As informações foram obtidas pela PF com base em interceptações telefônicas e a quebra do sigilo telemático autorizadas pela Justiça. Entre o material encontrado com o empresário Alessandro de Araújo Duarte, também estavam as planilhas para a montagem dos hospitais de campanha do estado no Rio. Alessandro e Cassiano eram procuradores das contas da Átrio Rio.

Hospitais de campanha
Além de Alessandro, outro integrante do grupo de Peixoto também teve acesso às planilhas dos hospitais de campanha, conforme relatado no texto do MPF e da PF enviado à Justiça. Juan Elias Neves de Paula, apontado como contador do grupo, teve acesso a informações detalhadas sobre os custos operacionais do serviço. Dos sete hospitais de campanha delegados pelo governo do estado ao Instituto de Atenção Básica e Avançada à Saúde (Iabas), as planilhas mostram que apenas no Maracanã deve ser gastos R$ 251 milhões. Do total de R$ 876,4 milhões, nada menos que R$ 402 milhões seriam em despesas com pessoal e R$ 336,5 milhões para o fornecimento de equipamentos médicos.



Segundo os documentos, todas as unidades deveriam estar em funcionamento no fim do mês passado. Hoje, apenas a unidade móvel do Maracanã abriu, mesmo assim com uma parte dos leitos disponíveis. As demais ficam em São Gonçalo, Duque de Caxias, Nova Friburgo, Casemiro de Abre e Nova Iguaçu. Os investigadores reconhecem que o grupo econômico de Mário Peixoto não está formalmente ligado à Organização Social Iabas.

Inicialmente, as investigações serviriam de elemento para pedidos de prisão preventiva contra os acusados apresentadas à Justiça em fevereiro.
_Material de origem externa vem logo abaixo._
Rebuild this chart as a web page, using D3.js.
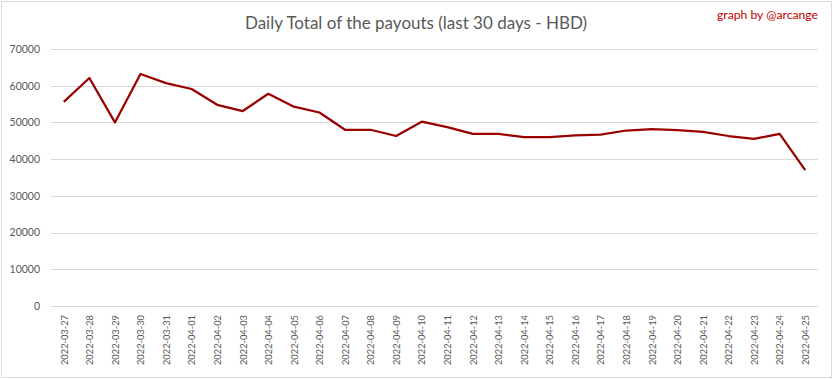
<!DOCTYPE html>
<html><head><meta charset="utf-8">
<script src="https://cdn.jsdelivr.net/npm/d3@7/dist/d3.min.js"></script>
<style>body{margin:0;background:#fff}svg{display:block}</style>
</head><body>
<script>
const dates = ["2022-03-27","2022-03-28","2022-03-29","2022-03-30","2022-03-31","2022-04-01","2022-04-02","2022-04-03","2022-04-04","2022-04-05","2022-04-06","2022-04-07","2022-04-08","2022-04-09","2022-04-10","2022-04-11","2022-04-12","2022-04-13","2022-04-14","2022-04-15","2022-04-16","2022-04-17","2022-04-18","2022-04-19","2022-04-20","2022-04-21","2022-04-22","2022-04-23","2022-04-24","2022-04-25"];
const payouts = [55600,62100,50000,63200,60700,59100,54800,53100,57800,54300,52700,48000,48000,46300,50200,48700,46900,46900,46000,46000,46500,46700,47800,48200,47900,47400,46300,45500,46900,37000];
const yTicks = [0,10000,20000,30000,40000,50000,60000,70000];
const titleText = "Daily Total of the payouts (last 30 days - HBD)";
const creditText = "graph by @arcange";

const W = 833, H = 379;
const m = {left: 51, right: 15, top: 49, bottom: 73};
const svg = d3.select("body").append("svg").attr("width", W).attr("height", H);
const font = "Lato, 'Open Sans', sans-serif";

svg.append("rect").attr("x",1.5).attr("y",1.5).attr("width",W-3).attr("height",H-3)
  .attr("fill","#fff").attr("stroke","#d9d9d9").attr("stroke-width",1);

const x = d3.scalePoint().domain(dates).range([m.left, W - m.right]).padding(0.5);
const y = d3.scaleLinear().domain([0,70000]).range([H - m.bottom, m.top]);

// gridlines
svg.append("g").selectAll("line").data(yTicks).join("line")
  .attr("x1", m.left).attr("x2", W - m.right)
  .attr("y1", d => Math.round(y(d)) + 0.5).attr("y2", d => Math.round(y(d)) + 0.5)
  .attr("stroke","#d9d9d9").attr("stroke-width",1);

// y axis labels
const yAxis = d3.axisLeft(y).tickValues(yTicks).tickSize(0).tickPadding(0).tickFormat(d3.format("d"));
const gy = svg.append("g").attr("transform", `translate(40,0)`).call(yAxis);
gy.select(".domain").remove();
gy.selectAll("text").attr("fill","#595959").style("font-family",font).style("font-size","10.5px");

// x axis labels
const xAxis = d3.axisBottom(x).tickSize(0).tickPadding(0);
const gx = svg.append("g").attr("transform", `translate(0,${H - m.bottom})`).call(xAxis);
gx.select(".domain").remove();
gx.selectAll("text")
  .attr("fill","#595959").style("font-family",font).style("font-size","9.3px")
  .attr("transform","rotate(-90)").attr("text-anchor","end")
  .attr("x",-9).attr("y",0).attr("dy","0.35em");

// line
svg.append("path").datum(payouts)
  .attr("fill","none").attr("stroke","#990000").attr("stroke-width",2.25)
  .attr("stroke-linejoin","round")
  .attr("d", d3.line().x((d,i) => x(dates[i])).y(d => y(d)));

// title
svg.append("text").attr("x", 416).attr("y", 29).attr("text-anchor","middle")
  .attr("fill","#595959").style("font-family",font).style("font-size","17px")
  .text(titleText);

svg.append("text").attr("x", 818).attr("y", 19).attr("text-anchor","end")
  .attr("fill","#c00000").style("font-family",font).style("font-size","12.2px")
  .text(creditText);
</script>
</body></html>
Mandados de busca e apreensão chegaram a ser expedidos em 19 de março, mas, quando a PF se preparava para cumpri-los, a pandemia da Covid-19 se agravou e a operação foi adiada. Por conta da constatação de que o grupo poderia estar influindo também na montagem dos hospitais de campanha, acabou sendo deflagrada a operação, apesar da crise provocada pelo novo coronavírus.